Investigation on the Effect of Type and Size of Nanoparticles and Surfactant on Pool Boiling Heat Transfer of Nanofluids

[+] Author and Article Information
Tofigh Sayahi

Department of Chemical Engineering,
Faculty of Engineering,
Ferdowsi University of Mashhad (FUM),
Mashhad 9177948974, Iran
e-mail: tofighsayahi@yahoo.com

Masoud Bahrami

Department of Chemical Engineering,
Petroleum University of Technology,
Ahwaz 6198144471, Iran

1Corresponding author.

Contributed by the Heat Transfer Division of ASME for publication in the JOURNAL OF HEAT TRANSFER. Manuscript received October 20, 2014; final manuscript received September 22, 2015; published online November 17, 2015. Assoc.

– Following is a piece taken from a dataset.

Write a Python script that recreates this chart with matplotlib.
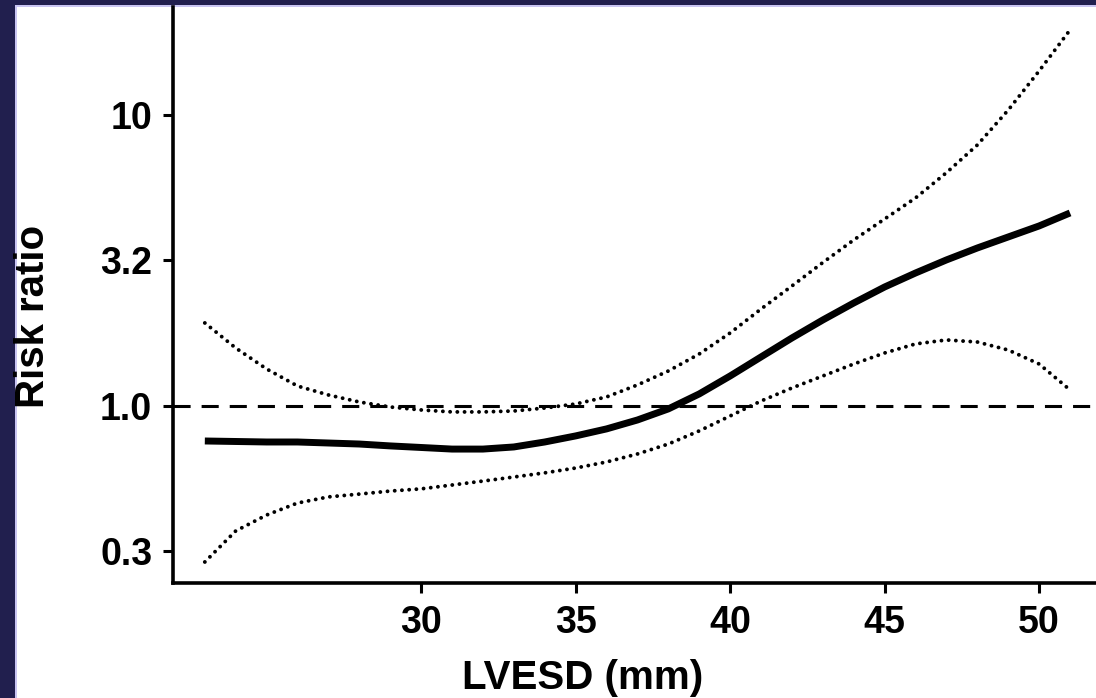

Editor: W. Q. Tao.

J. Heat Transfer 138(3), 031502 (Nov 17, 2015) (9 pages) Paper No: HT-14-1693; doi: 10.1115/1.4031883 History: Received October 20, 2014; Revised September 22, 2015

In our efforts to improve the pool boiling heat transfer of water, three sets of experiments are carried out to investigate the best coolant for heat removal among alumina, silica, and zinc oxide as nanoparticles and water as base fluid: (a) pool boiling heat transfer of γ-alumina/water nanofluid with and without surfactant in both distilled water and treated water as base fluids, (b) pool boiling heat transfer of silica/water nanofluid with two different nanoparticle sizes, and (c) pool boiling heat transfer of zinc oxide/water nanofluid with surfactant. In all the above experiments, the effect of heater surface on boiling heat transfer coefficient has been investigated by repeating the experiment using pure water on the coated surface before cleaning it. Moreover, two effective thermophysical properties of fluids, dynamic viscosity and surface tension, are measured to explain the boiling behavior of the nanofluids. The experimental results indicate that (a) the presence of γ-alumina in the base fluid enhances the pool boiling heat transfer coefficient, but sodium dodecyl sulphate (SDS) as surfactant deteriorates the performance of pool boiling heat transfer of γ-alumina/water nanofluid and (b) silica nanoparticles reduce the boiling performance of pure water. Moreover, the larger particle size of silica nanoparticles shows less reduction in heat transfer coefficient, (c) zinc oxide/water nanofluid is the best coolant among all the above-mentioned nanoparticles for heat removal.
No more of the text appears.